Everything changed with Afghanistan and glasnost.  Every power structure wanted its own special forces.  And the GRU Spetsnaz were thrust into the forefront of a war they weren’t created for.  But through the skill of their commanders they adapted and were successful.  Ptichkin claims a single Spetsnaz detachment could pacify an entire province.  And, according to him, if the Spetsnaz had been unleashed fully, the Afghan war would have been won and the country under Soviet control by the mid-1980s.

He says Tajikistan in 1992 proves this isn’t a fantasy.  The 15th Spetsnaz brigade under Colonel Vladimir Kvachkov, one of the accused in the Chubays’ assassination attempt, was given a free hand there and pacified the country. 

Ptichkin says Spetsnaz weren’t so involved in the First Chechen War, and the results were bad of course.  But they were used more extensively in the Second Chechen.  And he claims the Chechen Spetsnaz battalion under Sulim Yamadayev prevented Georgian saboteurs from blowing the Roki tunnel in August 2008.
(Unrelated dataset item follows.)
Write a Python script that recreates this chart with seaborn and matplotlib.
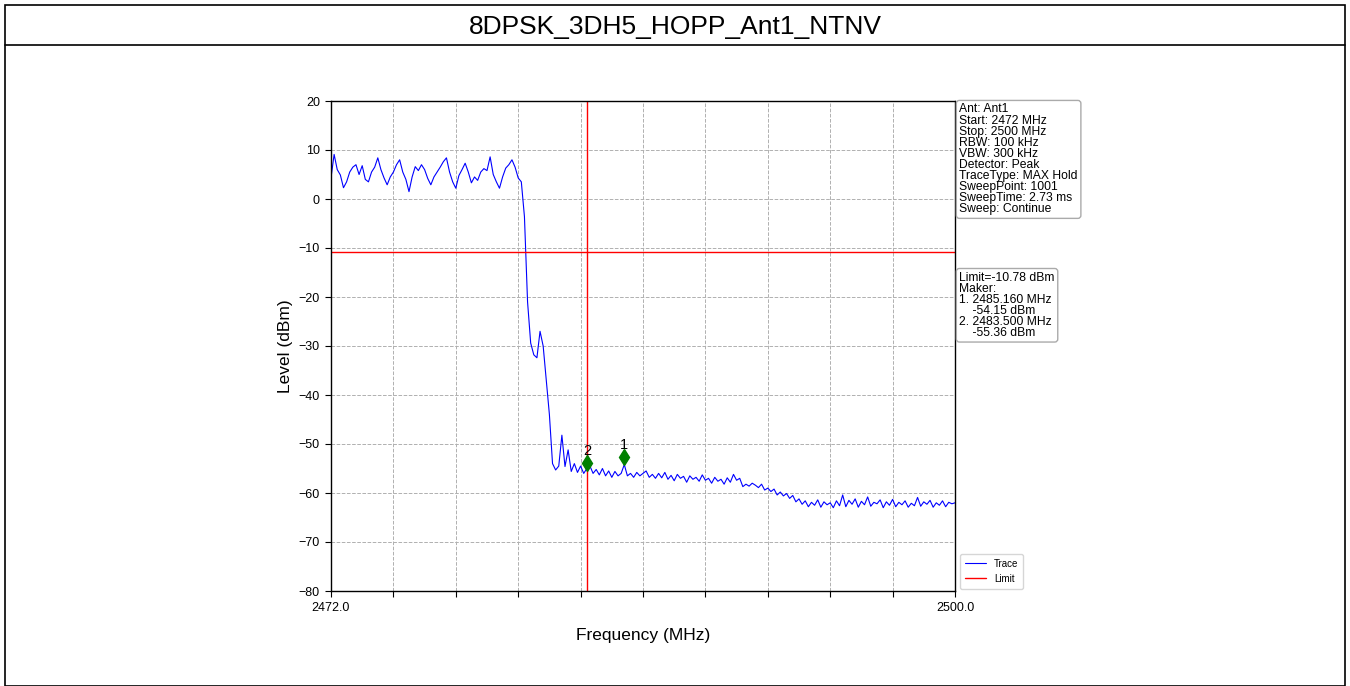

And so, says Ptichkin, for 30 years, Spetsnaz have fought in places they weren’t intended to be, but have fought beautifully anyway.  Instead of landing in he main enemy’s rear areas, they are sitting on their own territory prepared, in extreme circumstances, to be sent to the next hot spot in the CIS, and not further afield.

As proof of how they’ve been used, it’s interesting to note the holiday press which says 8 Spetsnaz became Heroes of the Soviet Union in 40 years, but 44 have become Heroes of the Russian Federation in less than 20 years.